## REQUIRED TASK
Will you repeat only the lines beginning at the one that mentions "Reproduce this chart with matplotlib." and ending at the one that mentions "ha='center', va='bottom', fontsize=fs, color='#404040')", both of them included, exactly?

Rows from a dataset of charts and code
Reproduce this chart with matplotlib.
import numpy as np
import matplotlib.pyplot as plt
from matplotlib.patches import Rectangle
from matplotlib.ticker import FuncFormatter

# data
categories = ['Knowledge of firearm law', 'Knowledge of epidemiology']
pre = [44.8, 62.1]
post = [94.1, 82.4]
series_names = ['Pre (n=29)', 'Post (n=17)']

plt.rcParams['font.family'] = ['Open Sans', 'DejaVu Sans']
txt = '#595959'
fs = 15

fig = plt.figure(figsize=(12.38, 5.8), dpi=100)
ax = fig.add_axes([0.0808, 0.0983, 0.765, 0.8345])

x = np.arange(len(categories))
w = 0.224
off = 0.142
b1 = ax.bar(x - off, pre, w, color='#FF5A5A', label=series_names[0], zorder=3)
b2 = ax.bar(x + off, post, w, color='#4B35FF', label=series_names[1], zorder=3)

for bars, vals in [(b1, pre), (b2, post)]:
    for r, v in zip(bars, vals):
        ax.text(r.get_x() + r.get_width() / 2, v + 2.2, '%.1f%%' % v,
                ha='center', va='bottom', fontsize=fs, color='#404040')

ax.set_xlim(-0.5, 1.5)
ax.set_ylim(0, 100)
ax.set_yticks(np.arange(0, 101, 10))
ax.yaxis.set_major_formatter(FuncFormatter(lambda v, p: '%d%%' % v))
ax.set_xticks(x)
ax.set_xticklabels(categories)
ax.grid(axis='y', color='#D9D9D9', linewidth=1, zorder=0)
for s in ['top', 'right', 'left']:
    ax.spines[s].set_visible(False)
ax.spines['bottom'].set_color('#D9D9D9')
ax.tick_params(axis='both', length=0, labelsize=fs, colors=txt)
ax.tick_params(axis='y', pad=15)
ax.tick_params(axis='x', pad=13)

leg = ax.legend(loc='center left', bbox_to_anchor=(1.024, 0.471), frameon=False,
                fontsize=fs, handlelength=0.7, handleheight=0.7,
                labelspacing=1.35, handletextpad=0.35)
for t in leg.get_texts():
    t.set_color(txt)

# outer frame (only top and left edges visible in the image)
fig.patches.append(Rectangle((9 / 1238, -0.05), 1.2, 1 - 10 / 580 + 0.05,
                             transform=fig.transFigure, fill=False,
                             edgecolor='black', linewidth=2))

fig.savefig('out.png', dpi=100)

--

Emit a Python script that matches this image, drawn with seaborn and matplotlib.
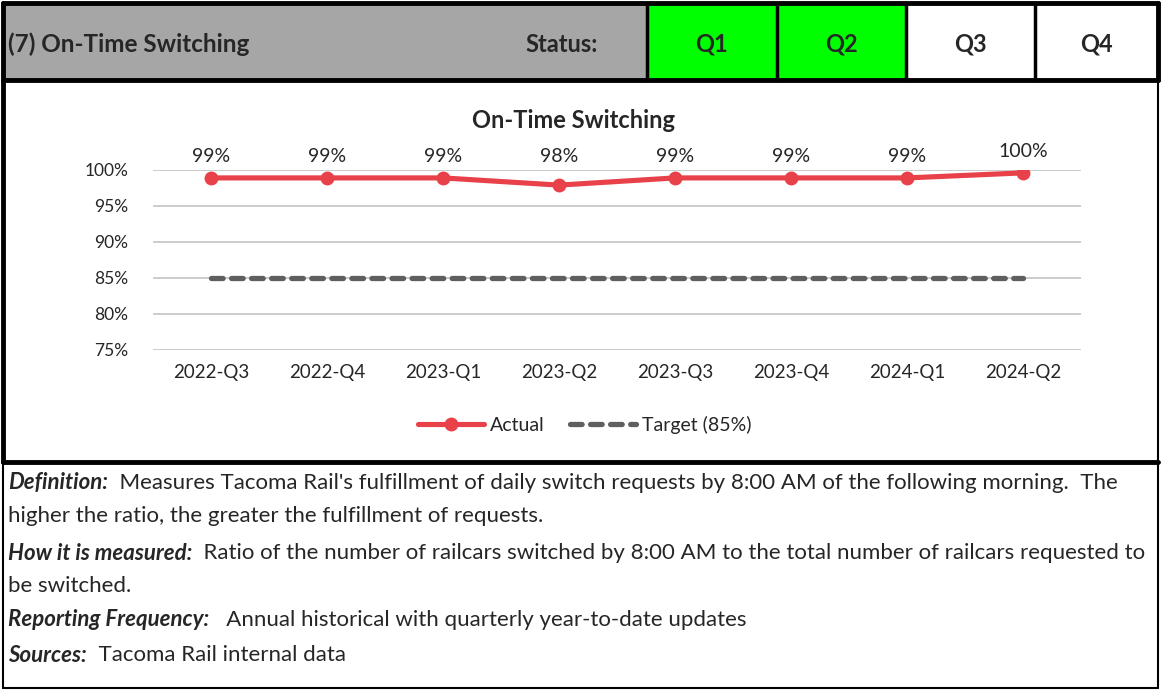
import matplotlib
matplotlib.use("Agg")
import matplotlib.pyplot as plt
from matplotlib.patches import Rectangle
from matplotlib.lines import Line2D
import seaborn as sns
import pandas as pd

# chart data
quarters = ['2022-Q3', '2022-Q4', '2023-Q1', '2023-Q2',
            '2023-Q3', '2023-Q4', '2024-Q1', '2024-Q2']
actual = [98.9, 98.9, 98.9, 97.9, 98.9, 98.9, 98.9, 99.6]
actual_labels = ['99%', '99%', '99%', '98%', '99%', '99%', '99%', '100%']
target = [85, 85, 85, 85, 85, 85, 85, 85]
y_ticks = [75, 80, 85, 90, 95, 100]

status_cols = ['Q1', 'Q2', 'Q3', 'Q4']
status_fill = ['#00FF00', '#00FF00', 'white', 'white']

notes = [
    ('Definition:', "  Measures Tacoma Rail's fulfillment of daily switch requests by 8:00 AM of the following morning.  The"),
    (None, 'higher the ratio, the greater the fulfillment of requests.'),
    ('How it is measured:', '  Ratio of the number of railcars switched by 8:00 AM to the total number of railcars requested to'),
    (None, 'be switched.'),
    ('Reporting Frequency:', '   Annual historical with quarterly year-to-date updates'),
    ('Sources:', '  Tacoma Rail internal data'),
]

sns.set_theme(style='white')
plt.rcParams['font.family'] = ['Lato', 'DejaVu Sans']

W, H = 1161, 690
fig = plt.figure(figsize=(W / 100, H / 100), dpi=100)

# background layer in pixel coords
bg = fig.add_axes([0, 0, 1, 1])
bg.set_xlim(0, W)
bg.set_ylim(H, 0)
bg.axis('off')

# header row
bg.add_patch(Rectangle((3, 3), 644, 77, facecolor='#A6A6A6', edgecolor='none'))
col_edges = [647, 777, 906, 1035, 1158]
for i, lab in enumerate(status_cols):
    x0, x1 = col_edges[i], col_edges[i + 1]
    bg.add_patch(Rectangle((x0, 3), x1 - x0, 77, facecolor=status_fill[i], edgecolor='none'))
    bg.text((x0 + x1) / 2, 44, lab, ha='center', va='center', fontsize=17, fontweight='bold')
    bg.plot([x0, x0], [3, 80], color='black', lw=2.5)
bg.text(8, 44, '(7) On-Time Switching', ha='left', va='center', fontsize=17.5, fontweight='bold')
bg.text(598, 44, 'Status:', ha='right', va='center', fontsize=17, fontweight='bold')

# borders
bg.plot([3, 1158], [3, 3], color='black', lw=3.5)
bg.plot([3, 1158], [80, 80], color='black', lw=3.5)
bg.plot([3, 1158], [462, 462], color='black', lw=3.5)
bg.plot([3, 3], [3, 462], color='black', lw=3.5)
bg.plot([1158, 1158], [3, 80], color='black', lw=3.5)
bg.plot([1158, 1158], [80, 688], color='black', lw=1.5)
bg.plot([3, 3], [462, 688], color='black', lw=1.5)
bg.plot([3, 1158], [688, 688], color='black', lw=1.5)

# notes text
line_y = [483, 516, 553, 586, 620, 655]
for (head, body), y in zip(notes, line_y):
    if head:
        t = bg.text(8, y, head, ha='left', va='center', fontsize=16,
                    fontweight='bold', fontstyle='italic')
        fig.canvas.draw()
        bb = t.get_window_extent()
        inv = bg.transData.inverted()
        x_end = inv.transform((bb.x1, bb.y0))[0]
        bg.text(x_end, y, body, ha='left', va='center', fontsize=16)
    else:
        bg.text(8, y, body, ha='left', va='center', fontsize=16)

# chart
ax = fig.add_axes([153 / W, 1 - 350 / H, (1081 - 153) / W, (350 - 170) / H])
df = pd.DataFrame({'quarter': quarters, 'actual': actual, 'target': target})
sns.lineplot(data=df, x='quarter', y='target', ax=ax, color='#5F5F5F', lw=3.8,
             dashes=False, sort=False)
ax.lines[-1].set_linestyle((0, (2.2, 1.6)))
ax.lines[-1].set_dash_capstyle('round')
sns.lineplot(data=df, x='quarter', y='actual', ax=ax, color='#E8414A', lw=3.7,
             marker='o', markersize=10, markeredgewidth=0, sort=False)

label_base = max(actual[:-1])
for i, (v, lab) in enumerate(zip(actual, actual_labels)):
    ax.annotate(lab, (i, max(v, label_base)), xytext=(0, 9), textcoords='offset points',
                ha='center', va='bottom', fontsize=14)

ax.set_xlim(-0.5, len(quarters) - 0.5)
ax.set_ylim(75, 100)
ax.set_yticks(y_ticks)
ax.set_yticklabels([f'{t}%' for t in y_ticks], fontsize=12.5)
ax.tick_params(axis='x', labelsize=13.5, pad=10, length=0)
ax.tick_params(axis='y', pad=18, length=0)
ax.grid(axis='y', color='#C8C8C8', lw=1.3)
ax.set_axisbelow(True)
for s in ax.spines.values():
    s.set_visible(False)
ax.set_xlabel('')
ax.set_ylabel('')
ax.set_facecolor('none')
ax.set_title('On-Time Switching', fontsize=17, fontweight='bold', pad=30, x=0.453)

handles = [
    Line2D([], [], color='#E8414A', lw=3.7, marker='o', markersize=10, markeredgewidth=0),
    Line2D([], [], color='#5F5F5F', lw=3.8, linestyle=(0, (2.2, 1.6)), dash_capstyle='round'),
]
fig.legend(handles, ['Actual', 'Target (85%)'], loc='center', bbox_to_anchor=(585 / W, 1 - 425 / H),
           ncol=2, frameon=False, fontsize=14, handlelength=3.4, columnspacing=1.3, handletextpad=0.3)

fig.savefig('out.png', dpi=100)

--

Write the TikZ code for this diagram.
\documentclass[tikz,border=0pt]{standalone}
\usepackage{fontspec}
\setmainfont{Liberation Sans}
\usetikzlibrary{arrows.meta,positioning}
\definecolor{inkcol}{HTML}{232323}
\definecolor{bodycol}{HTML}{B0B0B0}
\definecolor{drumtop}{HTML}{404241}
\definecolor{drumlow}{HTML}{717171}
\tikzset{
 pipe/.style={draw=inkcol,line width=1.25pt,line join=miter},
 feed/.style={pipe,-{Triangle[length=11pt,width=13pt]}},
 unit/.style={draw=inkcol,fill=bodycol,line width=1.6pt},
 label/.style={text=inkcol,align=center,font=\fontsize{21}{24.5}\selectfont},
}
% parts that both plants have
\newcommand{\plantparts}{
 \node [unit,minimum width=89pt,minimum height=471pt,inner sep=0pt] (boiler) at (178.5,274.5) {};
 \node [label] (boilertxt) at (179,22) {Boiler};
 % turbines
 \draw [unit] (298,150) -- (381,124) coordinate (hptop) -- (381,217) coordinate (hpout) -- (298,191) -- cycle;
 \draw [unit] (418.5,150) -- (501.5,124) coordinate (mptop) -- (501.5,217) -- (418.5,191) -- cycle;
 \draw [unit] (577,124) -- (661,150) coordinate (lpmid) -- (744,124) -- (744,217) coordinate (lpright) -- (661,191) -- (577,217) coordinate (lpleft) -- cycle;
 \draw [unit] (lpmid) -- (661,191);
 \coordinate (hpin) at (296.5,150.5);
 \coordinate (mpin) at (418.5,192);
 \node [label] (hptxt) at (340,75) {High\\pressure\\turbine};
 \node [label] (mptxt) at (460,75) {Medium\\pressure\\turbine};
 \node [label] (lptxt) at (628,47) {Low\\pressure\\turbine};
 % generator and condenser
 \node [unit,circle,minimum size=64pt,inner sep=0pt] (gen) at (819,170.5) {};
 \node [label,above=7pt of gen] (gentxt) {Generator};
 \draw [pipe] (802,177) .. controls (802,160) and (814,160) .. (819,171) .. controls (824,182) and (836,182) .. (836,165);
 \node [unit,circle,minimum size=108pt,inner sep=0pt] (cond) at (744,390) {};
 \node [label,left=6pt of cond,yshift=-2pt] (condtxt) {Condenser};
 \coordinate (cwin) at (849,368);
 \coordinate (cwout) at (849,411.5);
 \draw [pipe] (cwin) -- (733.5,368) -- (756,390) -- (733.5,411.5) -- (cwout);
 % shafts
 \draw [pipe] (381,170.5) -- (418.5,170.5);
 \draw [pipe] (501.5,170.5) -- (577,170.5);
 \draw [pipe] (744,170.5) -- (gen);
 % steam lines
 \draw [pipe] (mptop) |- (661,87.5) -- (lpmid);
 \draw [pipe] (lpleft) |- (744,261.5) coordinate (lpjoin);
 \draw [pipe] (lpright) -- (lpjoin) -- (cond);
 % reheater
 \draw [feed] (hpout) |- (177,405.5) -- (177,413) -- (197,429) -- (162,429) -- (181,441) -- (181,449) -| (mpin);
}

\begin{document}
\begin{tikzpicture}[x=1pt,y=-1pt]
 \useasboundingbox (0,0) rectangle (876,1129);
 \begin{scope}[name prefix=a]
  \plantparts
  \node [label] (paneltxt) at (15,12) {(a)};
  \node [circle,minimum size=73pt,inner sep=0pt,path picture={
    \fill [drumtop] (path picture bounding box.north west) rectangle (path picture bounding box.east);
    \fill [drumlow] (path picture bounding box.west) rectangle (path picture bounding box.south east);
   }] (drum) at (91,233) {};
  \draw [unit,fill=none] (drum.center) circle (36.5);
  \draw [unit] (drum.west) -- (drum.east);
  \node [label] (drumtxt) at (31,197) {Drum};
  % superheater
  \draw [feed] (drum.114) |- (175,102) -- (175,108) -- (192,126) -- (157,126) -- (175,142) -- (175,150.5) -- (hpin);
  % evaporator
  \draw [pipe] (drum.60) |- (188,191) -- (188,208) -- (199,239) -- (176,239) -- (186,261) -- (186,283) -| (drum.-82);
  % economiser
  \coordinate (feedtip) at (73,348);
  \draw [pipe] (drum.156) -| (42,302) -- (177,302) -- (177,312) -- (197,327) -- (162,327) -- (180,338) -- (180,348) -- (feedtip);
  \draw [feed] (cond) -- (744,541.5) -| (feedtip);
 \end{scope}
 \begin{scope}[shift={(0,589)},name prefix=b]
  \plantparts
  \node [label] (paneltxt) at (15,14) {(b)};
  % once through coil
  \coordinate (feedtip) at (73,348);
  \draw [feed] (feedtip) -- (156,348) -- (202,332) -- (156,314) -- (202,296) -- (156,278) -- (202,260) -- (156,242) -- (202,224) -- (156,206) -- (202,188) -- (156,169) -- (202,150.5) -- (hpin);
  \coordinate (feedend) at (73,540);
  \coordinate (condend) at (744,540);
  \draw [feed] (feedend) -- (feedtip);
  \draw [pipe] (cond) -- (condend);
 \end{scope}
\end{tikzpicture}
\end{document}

## THE RESULT
Reproduce this chart with matplotlib.
import numpy as np
import matplotlib.pyplot as plt
from matplotlib.patches import Rectangle
from matplotlib.ticker import FuncFormatter

# data
categories = ['Knowledge of firearm law', 'Knowledge of epidemiology']
pre = [44.8, 62.1]
post = [94.1, 82.4]
series_names = ['Pre (n=29)', 'Post (n=17)']

plt.rcParams['font.family'] = ['Open Sans', 'DejaVu Sans']
txt = '#595959'
fs = 15

fig = plt.figure(figsize=(12.38, 5.8), dpi=100)
ax = fig.add_axes([0.0808, 0.0983, 0.765, 0.8345])

x = np.arange(len(categories))
w = 0.224
off = 0.142
b1 = ax.bar(x - off, pre, w, color='#FF5A5A', label=series_names[0], zorder=3)
b2 = ax.bar(x + off, post, w, color='#4B35FF', label=series_names[1], zorder=3)

for bars, vals in [(b1, pre), (b2, post)]:
    for r, v in zip(bars, vals):
        ax.text(r.get_x() + r.get_width() / 2, v + 2.2, '%.1f%%' % v,
                ha='center', va='bottom', fontsize=fs, color='#404040')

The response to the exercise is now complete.